I taught at a highly-ranked B-school during 2004-2007. My students were of good quality, but year after year the complaints were the same: they couldn´t get truly glamorous jobs (the kind that all top MBAs were getting around the globe back in those sensationally prosperous days). The best that most could hope for appeared to be to get some job, any job at all, that at least would let them repay their hefty student loans. So I wonder, what about these days? If those MBAs had a hard time when times were impossibly rosy, imagine now. Sometimes I picture students rioting and tearing down the school amid screams of "where´s my Goldman job! where´s my McKinsey job!"

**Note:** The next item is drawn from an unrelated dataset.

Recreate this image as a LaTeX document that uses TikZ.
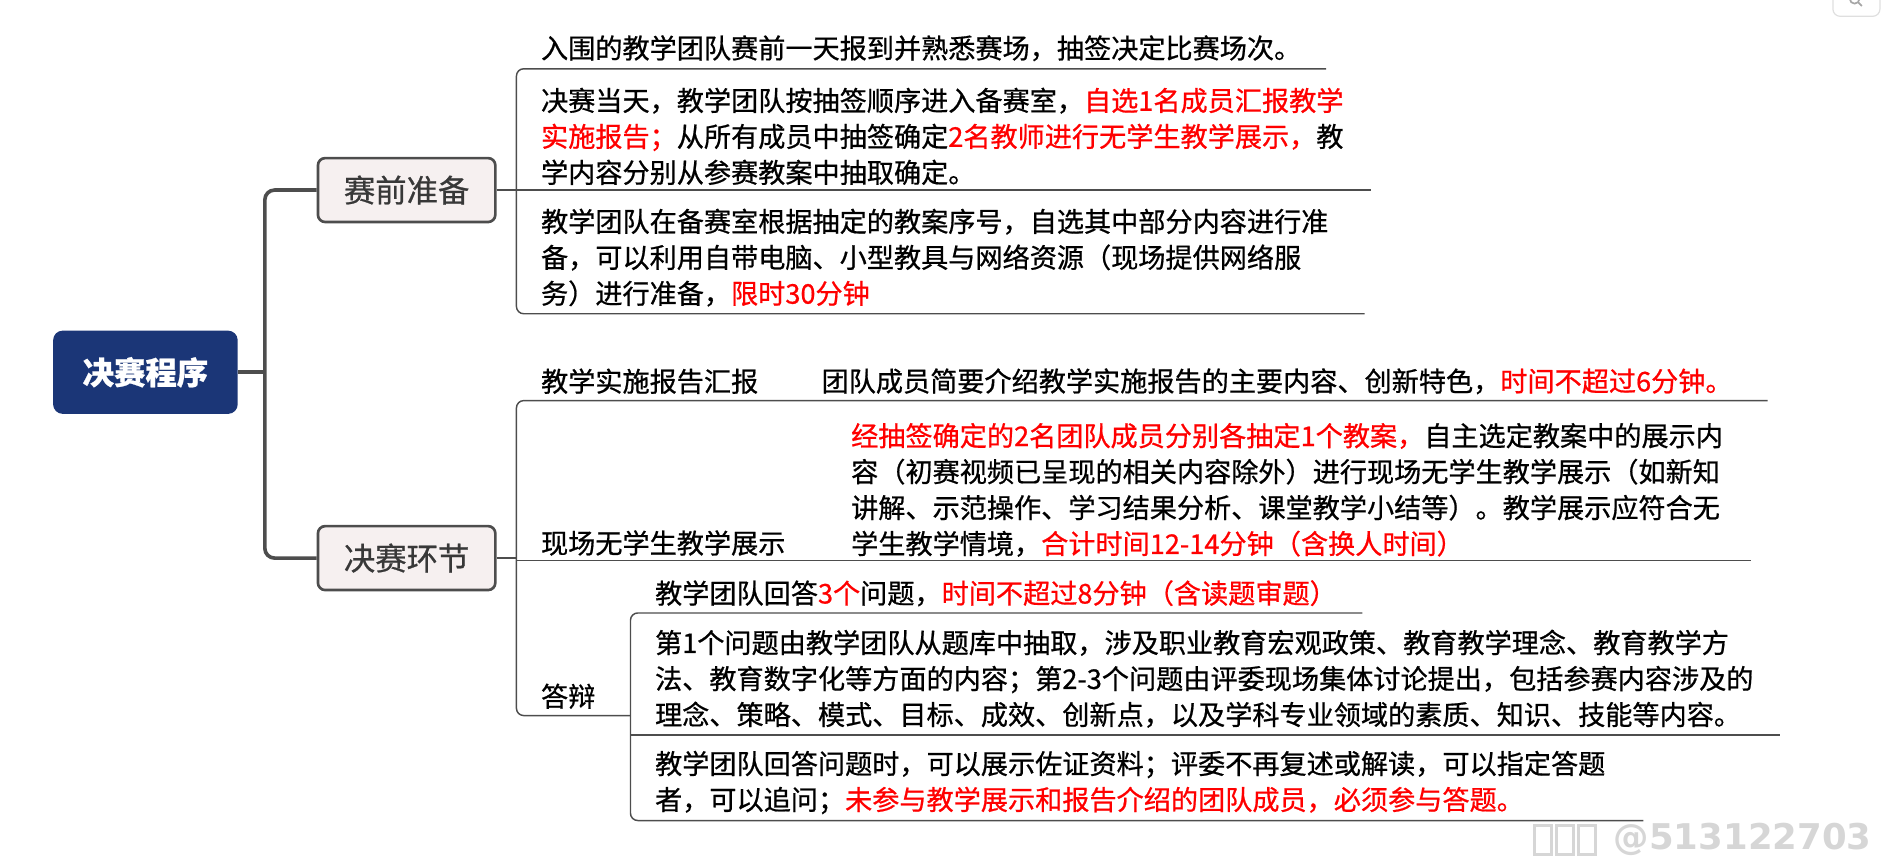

Of course, the potential backlash that B-schools may face in this job-lite environment is compounded by the facts that the institutions themselves share some blame for the financial mayhem in the first place, and that the structure that, generally, dominates them (a fifty-year old status quo) is rotten to the core. B-schools are completely dominated by theory and theoreticians, bent on embracing failed and lethal dogmas. The credit crisis (largely caused by flawed mathematical models let loose) has shown how irresponsibly antisocial it is to peddle the quantitative snakeoil. Yet B-schools show no signs of abating their analytical practices, no real atonement, no true repentance.
If you were a current MBA student, witnessing how the expensive diploma can´t deliver corporate heaven and seeing how your professors keep teaching and promoting failed deleterious dictums, how would you react? Possibly not amicably. Who knows, we may yet witness a popular mutiny that unleashes the radical transformative revolution that B-schools should have voluntarily embarked on a long time ago.